### Supplied information
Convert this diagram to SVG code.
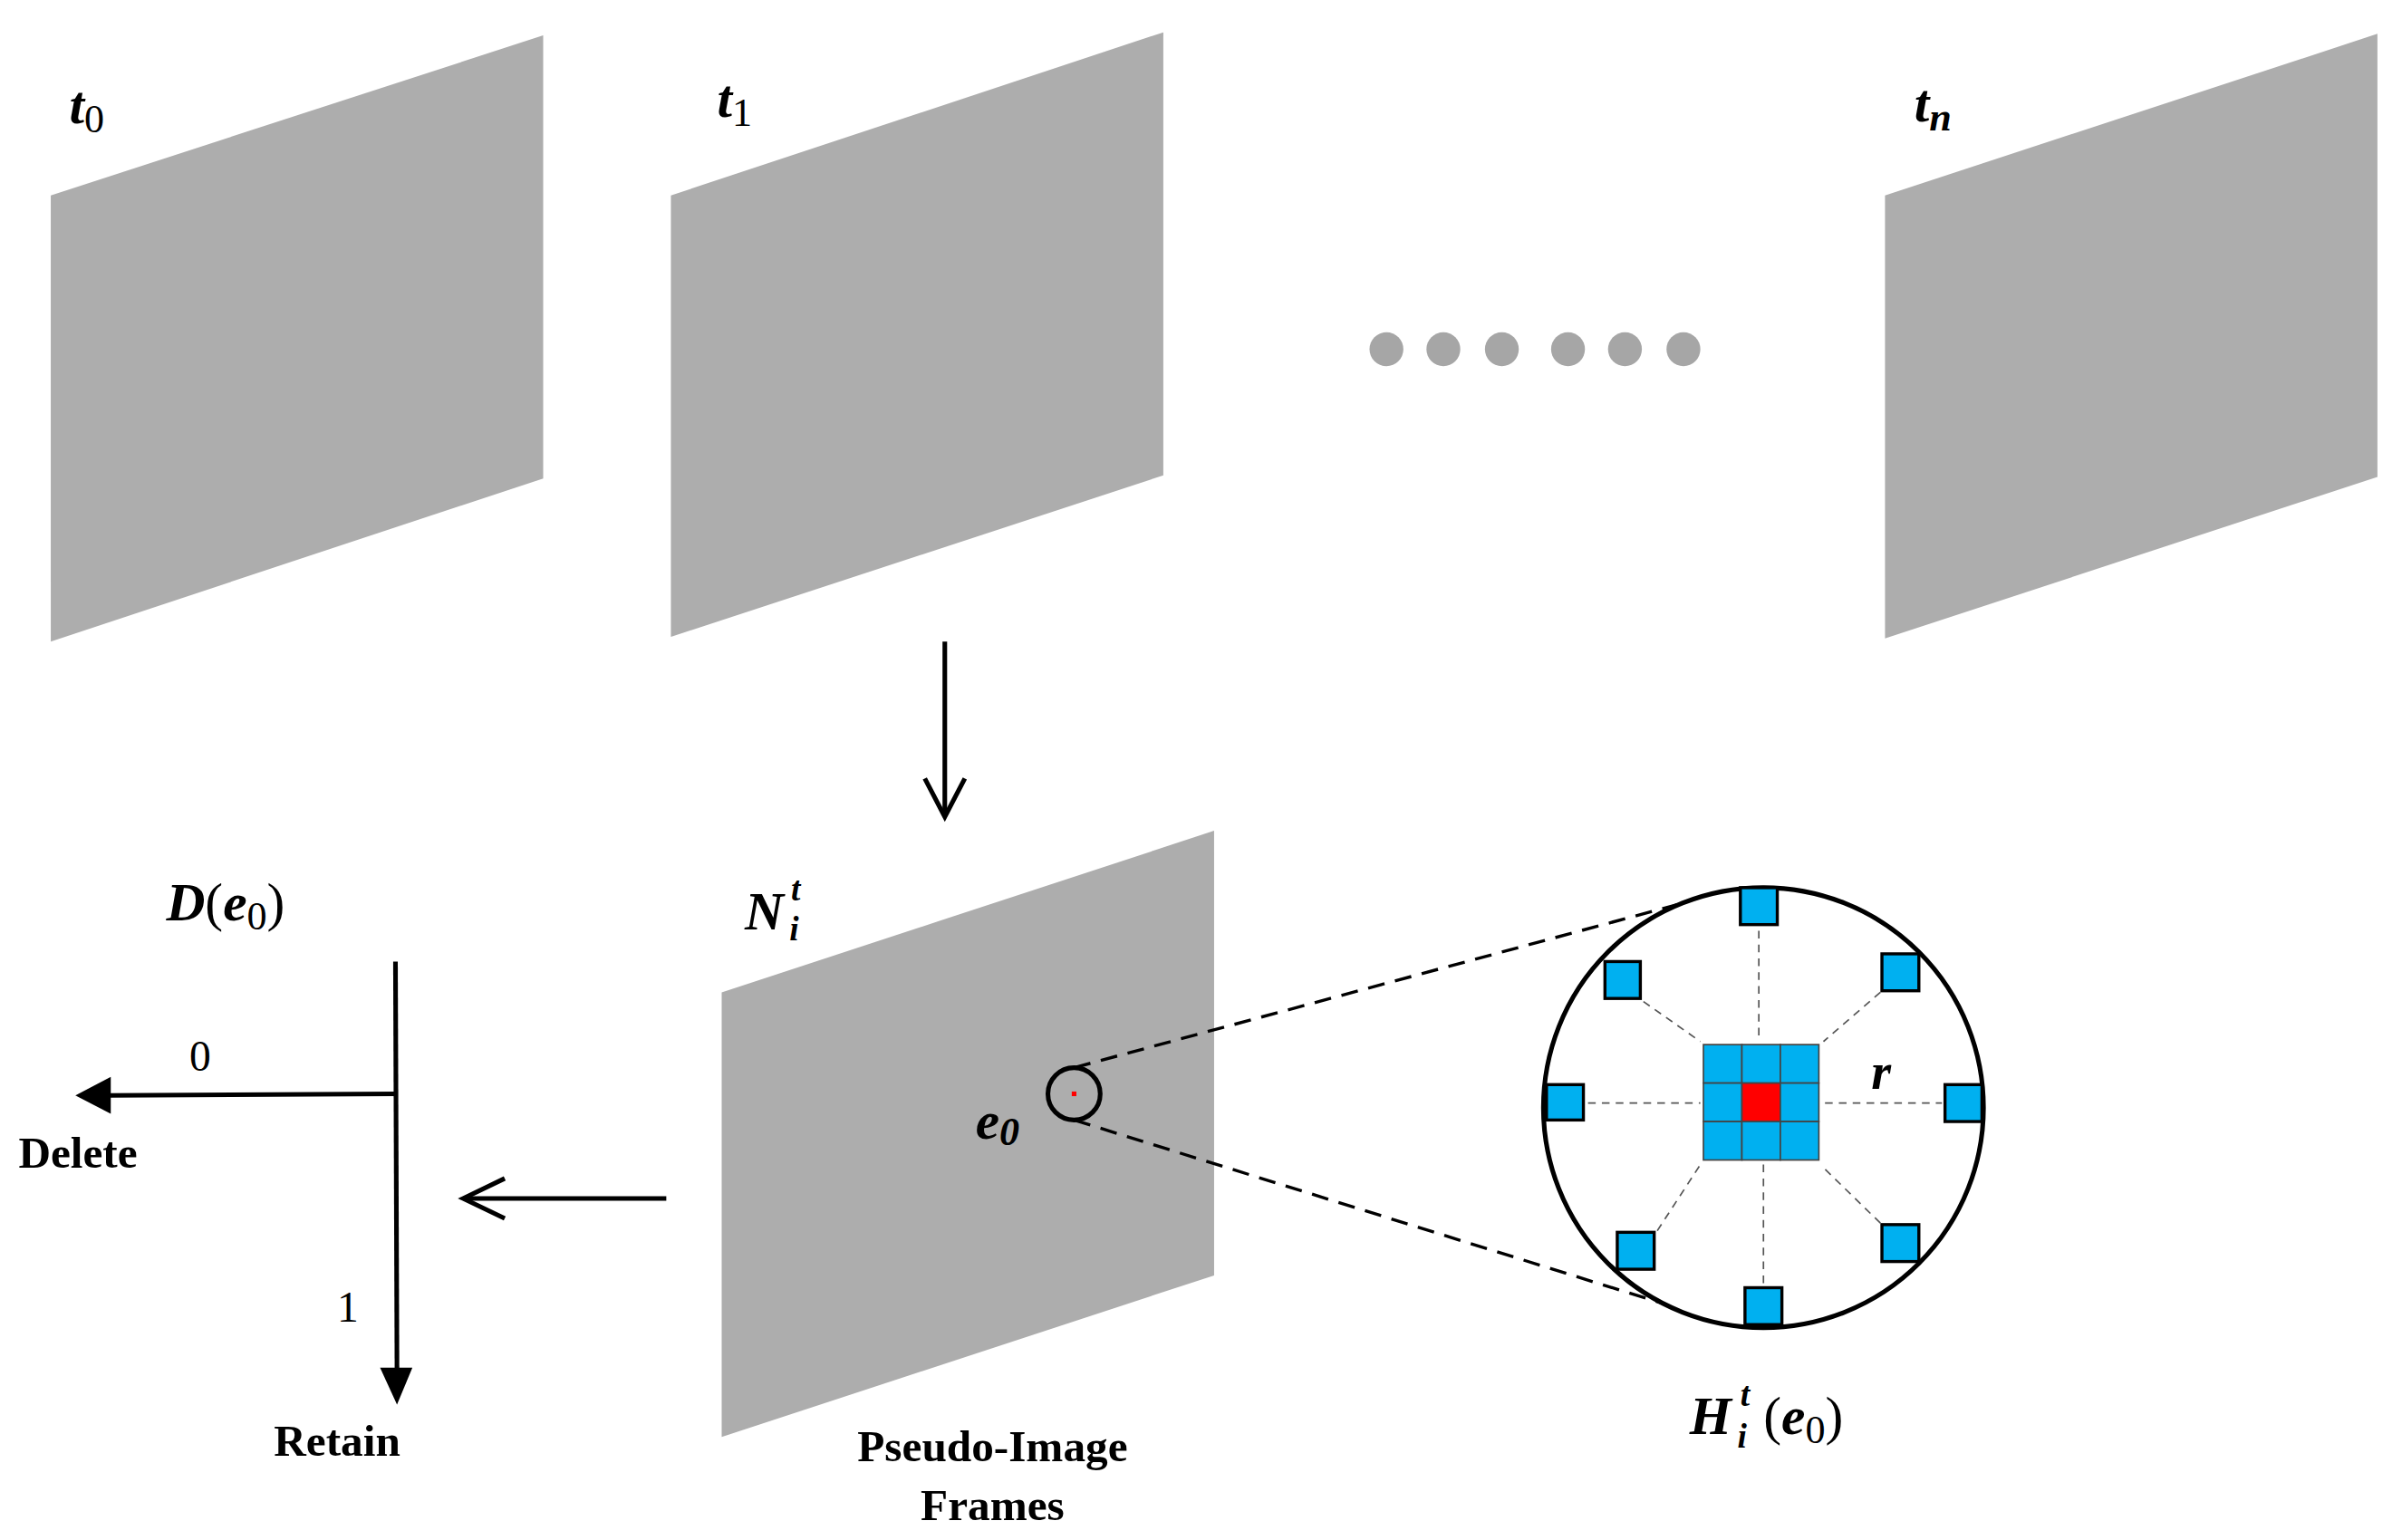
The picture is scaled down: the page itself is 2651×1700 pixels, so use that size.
<svg xmlns="http://www.w3.org/2000/svg" width="2651" height="1700" viewBox="0 0 2651 1700">
<style>
.fr{fill:#adadad}
.dot{fill:#a6a6a6}
text{font-family:"Liberation Serif",serif;fill:#000}
.bi{font-weight:bold;font-style:italic}
.b{font-weight:bold}
.ln{stroke:#000;stroke-width:3;fill:none}
.dl{stroke:#000;stroke-width:2;stroke-dasharray:11 7;fill:none}
.gd{stroke:#555;stroke-width:1;stroke-dasharray:5 4;fill:none}
.sq{fill:#00b0f0;stroke:#000;stroke-width:2}
.cell{fill:#00b0f0;stroke:#444;stroke-width:1}
</style>
<rect width="2651" height="1700" fill="#fff"/>
<g transform="scale(1.6983)">
<g id="frame-t0"><polygon class="fr" points="33,127 353,23 353,311 33,417"/><text x="45" y="80" font-size="35" class="bi">t<tspan font-size="26" font-weight="normal" font-style="normal" dy="6">0</tspan></text></g>
<g id="frame-t1"><polygon class="fr" points="436,127 756,21 756,309 436,414"/><text x="466" y="76" font-size="35" class="bi">t<tspan font-size="26" font-weight="normal" font-style="normal" dy="6">1</tspan></text></g>
<g id="dots"><circle class="dot" cx="901" cy="227" r="11"/><circle class="dot" cx="938" cy="227" r="11"/><circle class="dot" cx="976" cy="227" r="11"/><circle class="dot" cx="1019" cy="227" r="11"/><circle class="dot" cx="1056" cy="227" r="11"/><circle class="dot" cx="1094" cy="227" r="11"/></g>
<g id="frame-tn"><polygon class="fr" points="1225,127 1545,22 1545,310 1225,415"/><text x="1244" y="79" font-size="35" class="bi">t<tspan font-size="26" dy="6">n</tspan></text></g>
<g id="frame-N"><polygon class="fr" points="469,645 789,540 789,829 469,934"/>
<text x="484" y="604" font-size="35" class="bi">N</text><text x="514" y="585" font-size="22" class="bi">t</text><text x="513" y="611" font-size="22" class="bi">i</text>
<text x="634" y="740" font-size="35" class="bi">e<tspan font-size="26" dy="4">0</tspan></text>
<circle cx="698" cy="711" r="17" class="ln" stroke-width="2"/><rect x="696.5" y="709.5" width="3" height="3" fill="#f00"/>
<text x="645" y="950" font-size="29" class="b" text-anchor="middle">Pseudo-Image</text><text x="645" y="988" font-size="29" class="b" text-anchor="middle">Frames</text></g>
<g id="zoom">
<ellipse cx="1146" cy="720" rx="143" ry="143" class="ln"/>
<g class="gd"><line x1="1143" y1="605" x2="1143" y2="677"/><line x1="1146" y1="757" x2="1146" y2="835"/><line x1="1032" y1="717" x2="1105" y2="717"/><line x1="1186" y1="717" x2="1262" y2="717"/><line x1="1068" y1="651" x2="1105" y2="677"/><line x1="1222" y1="645" x2="1185" y2="677"/><line x1="1077" y1="800" x2="1105" y2="757"/><line x1="1222" y1="795" x2="1185" y2="759"/></g>
<g>
<rect class="cell" x="1107" y="679" width="25" height="25"/><rect class="cell" x="1132" y="679" width="25" height="25"/><rect class="cell" x="1157" y="679" width="25" height="25"/>
<rect class="cell" x="1107" y="704" width="25" height="25"/><rect x="1132" y="704" width="25" height="25" fill="#f00" stroke="#444"/><rect class="cell" x="1157" y="704" width="25" height="25"/>
<rect class="cell" x="1107" y="729" width="25" height="25"/><rect class="cell" x="1132" y="729" width="25" height="25"/><rect class="cell" x="1157" y="729" width="25" height="25"/>
</g>
<rect class="sq" x="1131" y="577" width="24" height="24"/><rect class="sq" x="1134" y="837" width="24" height="24"/><rect class="sq" x="1005" y="705" width="24" height="23"/><rect class="sq" x="1264" y="705" width="24" height="24"/><rect class="sq" x="1043" y="625" width="23" height="24"/><rect class="sq" x="1223" y="620" width="24" height="24"/><rect class="sq" x="1051" y="801" width="24" height="24"/><rect class="sq" x="1223" y="796" width="24" height="24"/>
<text x="1216" y="708" font-size="33" class="bi">r</text>
<text x="1098" y="932" font-size="35" class="bi">H</text><text x="1131" y="914" font-size="22" class="bi">t</text><text x="1129" y="941" font-size="22" class="bi">i</text><text x="1146" y="932" font-size="35">(<tspan class="bi">e</tspan><tspan font-size="26" dy="6">0</tspan><tspan dy="-6">)</tspan></text>
</g>
<g id="decision">
<text x="108" y="598" font-size="35"><tspan class="bi">D</tspan>(<tspan class="bi">e</tspan><tspan font-size="26" dy="6">0</tspan><tspan dy="-6">)</tspan></text>
<text x="130" y="696" font-size="28" text-anchor="middle">0</text>
<text x="226" y="859" font-size="28" text-anchor="middle">1</text>
<text x="12" y="759" font-size="29" class="b">Delete</text>
<text x="178" y="946" font-size="29" class="b">Retain</text>
</g>
<g id="connectors">
<line class="ln" x1="614" y1="417" x2="614" y2="530"/><polyline class="ln" points="601,506 614,531 627,506"/>
<line class="ln" x1="433" y1="779" x2="302" y2="779"/><polyline class="ln" points="328,766 301,779 328,792"/>
<line class="ln" x1="257" y1="625" x2="258" y2="895"/><polygon points="247,889 268,889 258,913" fill="#000"/>
<line class="ln" x1="257" y1="711" x2="70" y2="712"/><polygon points="72,700 72,724 49,712" fill="#000"/>
<line class="dl" x1="698" y1="694" x2="1090" y2="588"/><line class="dl" x1="698" y1="728" x2="1083" y2="848"/>
</g>
</g>
</svg>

### Stated task
Every line of the material is to be quoted exactly, with no pictures carried over.

### Completed exercise
Convert this diagram to SVG code.
The picture is scaled down: the page itself is 2651×1700 pixels, so use that size.
<svg xmlns="http://www.w3.org/2000/svg" width="2651" height="1700" viewBox="0 0 2651 1700">
<style>
.fr{fill:#adadad}
.dot{fill:#a6a6a6}
text{font-family:"Liberation Serif",serif;fill:#000}
.bi{font-weight:bold;font-style:italic}
.b{font-weight:bold}
.ln{stroke:#000;stroke-width:3;fill:none}
.dl{stroke:#000;stroke-width:2;stroke-dasharray:11 7;fill:none}
.gd{stroke:#555;stroke-width:1;stroke-dasharray:5 4;fill:none}
.sq{fill:#00b0f0;stroke:#000;stroke-width:2}
.cell{fill:#00b0f0;stroke:#444;stroke-width:1}
</style>
<rect width="2651" height="1700" fill="#fff"/>
<g transform="scale(1.6983)">
<g id="frame-t0"><polygon class="fr" points="33,127 353,23 353,311 33,417"/><text x="45" y="80" font-size="35" class="bi">t<tspan font-size="26" font-weight="normal" font-style="normal" dy="6">0</tspan></text></g>
<g id="frame-t1"><polygon class="fr" points="436,127 756,21 756,309 436,414"/><text x="466" y="76" font-size="35" class="bi">t<tspan font-size="26" font-weight="normal" font-style="normal" dy="6">1</tspan></text></g>
<g id="dots"><circle class="dot" cx="901" cy="227" r="11"/><circle class="dot" cx="938" cy="227" r="11"/><circle class="dot" cx="976" cy="227" r="11"/><circle class="dot" cx="1019" cy="227" r="11"/><circle class="dot" cx="1056" cy="227" r="11"/><circle class="dot" cx="1094" cy="227" r="11"/></g>
<g id="frame-tn"><polygon class="fr" points="1225,127 1545,22 1545,310 1225,415"/><text x="1244" y="79" font-size="35" class="bi">t<tspan font-size="26" dy="6">n</tspan></text></g>
<g id="frame-N"><polygon class="fr" points="469,645 789,540 789,829 469,934"/>
<text x="484" y="604" font-size="35" class="bi">N</text><text x="514" y="585" font-size="22" class="bi">t</text><text x="513" y="611" font-size="22" class="bi">i</text>
<text x="634" y="740" font-size="35" class="bi">e<tspan font-size="26" dy="4">0</tspan></text>
<circle cx="698" cy="711" r="17" class="ln" stroke-width="2"/><rect x="696.5" y="709.5" width="3" height="3" fill="#f00"/>
<text x="645" y="950" font-size="29" class="b" text-anchor="middle">Pseudo-Image</text><text x="645" y="988" font-size="29" class="b" text-anchor="middle">Frames</text></g>
<g id="zoom">
<ellipse cx="1146" cy="720" rx="143" ry="143" class="ln"/>
<g class="gd"><line x1="1143" y1="605" x2="1143" y2="677"/><line x1="1146" y1="757" x2="1146" y2="835"/><line x1="1032" y1="717" x2="1105" y2="717"/><line x1="1186" y1="717" x2="1262" y2="717"/><line x1="1068" y1="651" x2="1105" y2="677"/><line x1="1222" y1="645" x2="1185" y2="677"/><line x1="1077" y1="800" x2="1105" y2="757"/><line x1="1222" y1="795" x2="1185" y2="759"/></g>
<g>
<rect class="cell" x="1107" y="679" width="25" height="25"/><rect class="cell" x="1132" y="679" width="25" height="25"/><rect class="cell" x="1157" y="679" width="25" height="25"/>
<rect class="cell" x="1107" y="704" width="25" height="25"/><rect x="1132" y="704" width="25" height="25" fill="#f00" stroke="#444"/><rect class="cell" x="1157" y="704" width="25" height="25"/>
<rect class="cell" x="1107" y="729" width="25" height="25"/><rect class="cell" x="1132" y="729" width="25" height="25"/><rect class="cell" x="1157" y="729" width="25" height="25"/>
</g>
<rect class="sq" x="1131" y="577" width="24" height="24"/><rect class="sq" x="1134" y="837" width="24" height="24"/><rect class="sq" x="1005" y="705" width="24" height="23"/><rect class="sq" x="1264" y="705" width="24" height="24"/><rect class="sq" x="1043" y="625" width="23" height="24"/><rect class="sq" x="1223" y="620" width="24" height="24"/><rect class="sq" x="1051" y="801" width="24" height="24"/><rect class="sq" x="1223" y="796" width="24" height="24"/>
<text x="1216" y="708" font-size="33" class="bi">r</text>
<text x="1098" y="932" font-size="35" class="bi">H</text><text x="1131" y="914" font-size="22" class="bi">t</text><text x="1129" y="941" font-size="22" class="bi">i</text><text x="1146" y="932" font-size="35">(<tspan class="bi">e</tspan><tspan font-size="26" dy="6">0</tspan><tspan dy="-6">)</tspan></text>
</g>
<g id="decision">
<text x="108" y="598" font-size="35"><tspan class="bi">D</tspan>(<tspan class="bi">e</tspan><tspan font-size="26" dy="6">0</tspan><tspan dy="-6">)</tspan></text>
<text x="130" y="696" font-size="28" text-anchor="middle">0</text>
<text x="226" y="859" font-size="28" text-anchor="middle">1</text>
<text x="12" y="759" font-size="29" class="b">Delete</text>
<text x="178" y="946" font-size="29" class="b">Retain</text>
</g>
<g id="connectors">
<line class="ln" x1="614" y1="417" x2="614" y2="530"/><polyline class="ln" points="601,506 614,531 627,506"/>
<line class="ln" x1="433" y1="779" x2="302" y2="779"/><polyline class="ln" points="328,766 301,779 328,792"/>
<line class="ln" x1="257" y1="625" x2="258" y2="895"/><polygon points="247,889 268,889 258,913" fill="#000"/>
<line class="ln" x1="257" y1="711" x2="70" y2="712"/><polygon points="72,700 72,724 49,712" fill="#000"/>
<line class="dl" x1="698" y1="694" x2="1090" y2="588"/><line class="dl" x1="698" y1="728" x2="1083" y2="848"/>
</g>
</g>
</svg>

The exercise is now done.